Work instructions: Transcribe every line from the top down to the line with "import * as", both ends included, but not the pictures.

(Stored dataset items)
::::::::::

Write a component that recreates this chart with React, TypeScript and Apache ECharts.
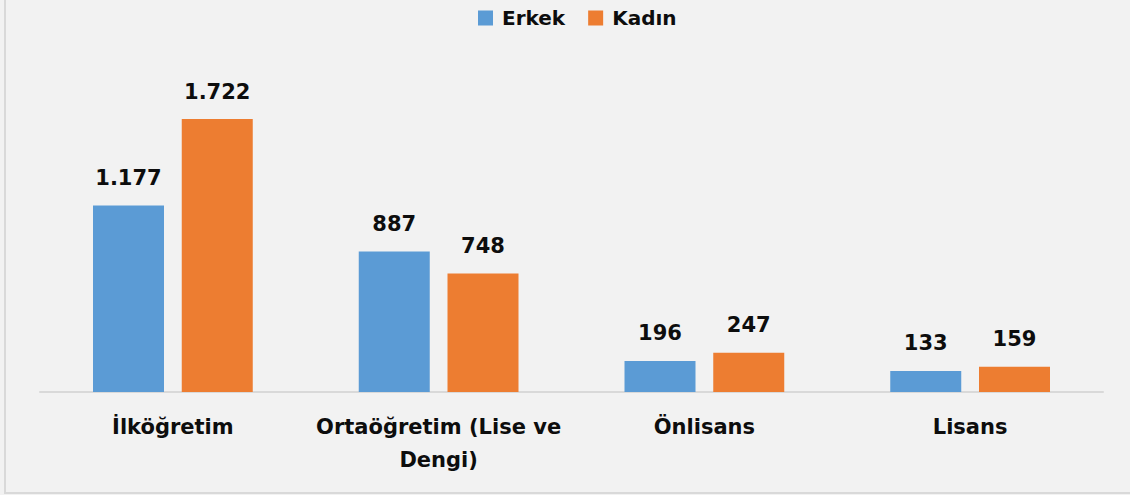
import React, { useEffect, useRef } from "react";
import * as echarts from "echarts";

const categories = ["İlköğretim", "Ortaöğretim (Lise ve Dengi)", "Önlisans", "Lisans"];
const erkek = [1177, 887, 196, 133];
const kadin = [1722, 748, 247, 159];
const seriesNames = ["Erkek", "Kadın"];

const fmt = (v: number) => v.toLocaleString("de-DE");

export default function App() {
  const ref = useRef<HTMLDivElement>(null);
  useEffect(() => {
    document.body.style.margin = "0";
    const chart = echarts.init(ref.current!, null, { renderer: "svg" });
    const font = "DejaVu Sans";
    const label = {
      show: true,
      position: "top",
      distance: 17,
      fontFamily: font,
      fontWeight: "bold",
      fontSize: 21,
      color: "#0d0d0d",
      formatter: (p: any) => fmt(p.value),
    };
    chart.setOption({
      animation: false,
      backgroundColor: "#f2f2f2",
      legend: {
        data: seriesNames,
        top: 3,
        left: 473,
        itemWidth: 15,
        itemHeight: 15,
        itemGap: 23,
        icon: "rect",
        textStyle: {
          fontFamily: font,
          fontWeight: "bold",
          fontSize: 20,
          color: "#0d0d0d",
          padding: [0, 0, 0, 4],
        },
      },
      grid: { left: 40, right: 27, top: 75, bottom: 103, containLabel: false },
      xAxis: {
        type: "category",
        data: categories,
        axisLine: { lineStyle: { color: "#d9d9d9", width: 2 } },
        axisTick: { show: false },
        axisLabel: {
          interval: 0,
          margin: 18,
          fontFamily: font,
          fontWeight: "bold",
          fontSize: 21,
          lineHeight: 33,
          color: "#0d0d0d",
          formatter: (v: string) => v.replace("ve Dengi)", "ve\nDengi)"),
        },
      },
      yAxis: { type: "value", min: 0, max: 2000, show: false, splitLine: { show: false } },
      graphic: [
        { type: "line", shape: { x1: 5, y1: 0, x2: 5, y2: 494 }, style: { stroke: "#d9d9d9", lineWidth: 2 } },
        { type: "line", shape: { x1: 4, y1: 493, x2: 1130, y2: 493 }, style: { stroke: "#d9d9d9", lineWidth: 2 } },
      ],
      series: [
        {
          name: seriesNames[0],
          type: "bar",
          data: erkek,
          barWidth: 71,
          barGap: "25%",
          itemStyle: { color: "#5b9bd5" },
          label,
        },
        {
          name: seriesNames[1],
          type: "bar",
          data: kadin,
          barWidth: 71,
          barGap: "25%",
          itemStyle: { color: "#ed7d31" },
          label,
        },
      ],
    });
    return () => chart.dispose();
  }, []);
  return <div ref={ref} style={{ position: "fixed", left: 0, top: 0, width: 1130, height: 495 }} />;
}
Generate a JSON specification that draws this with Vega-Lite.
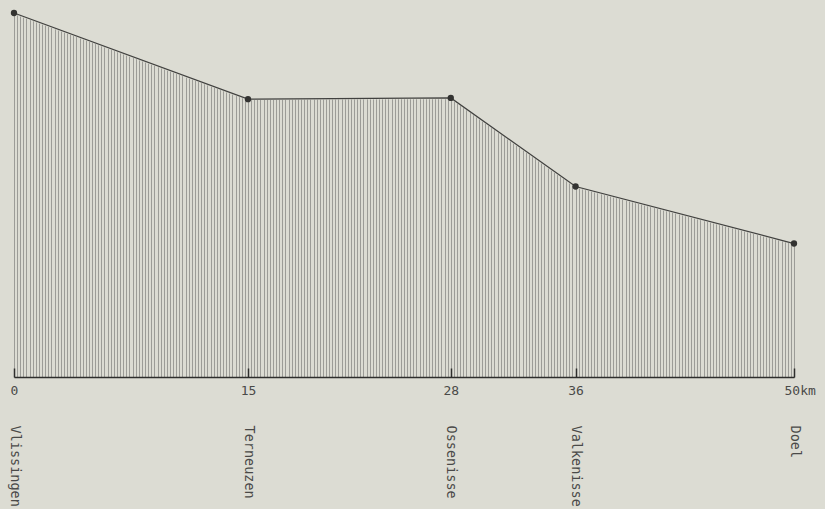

::::::::::

The answer:
Write a component that recreates this chart with React, TypeScript and Apache ECharts.
import React, { useEffect, useRef } from "react";
import * as echarts from "echarts";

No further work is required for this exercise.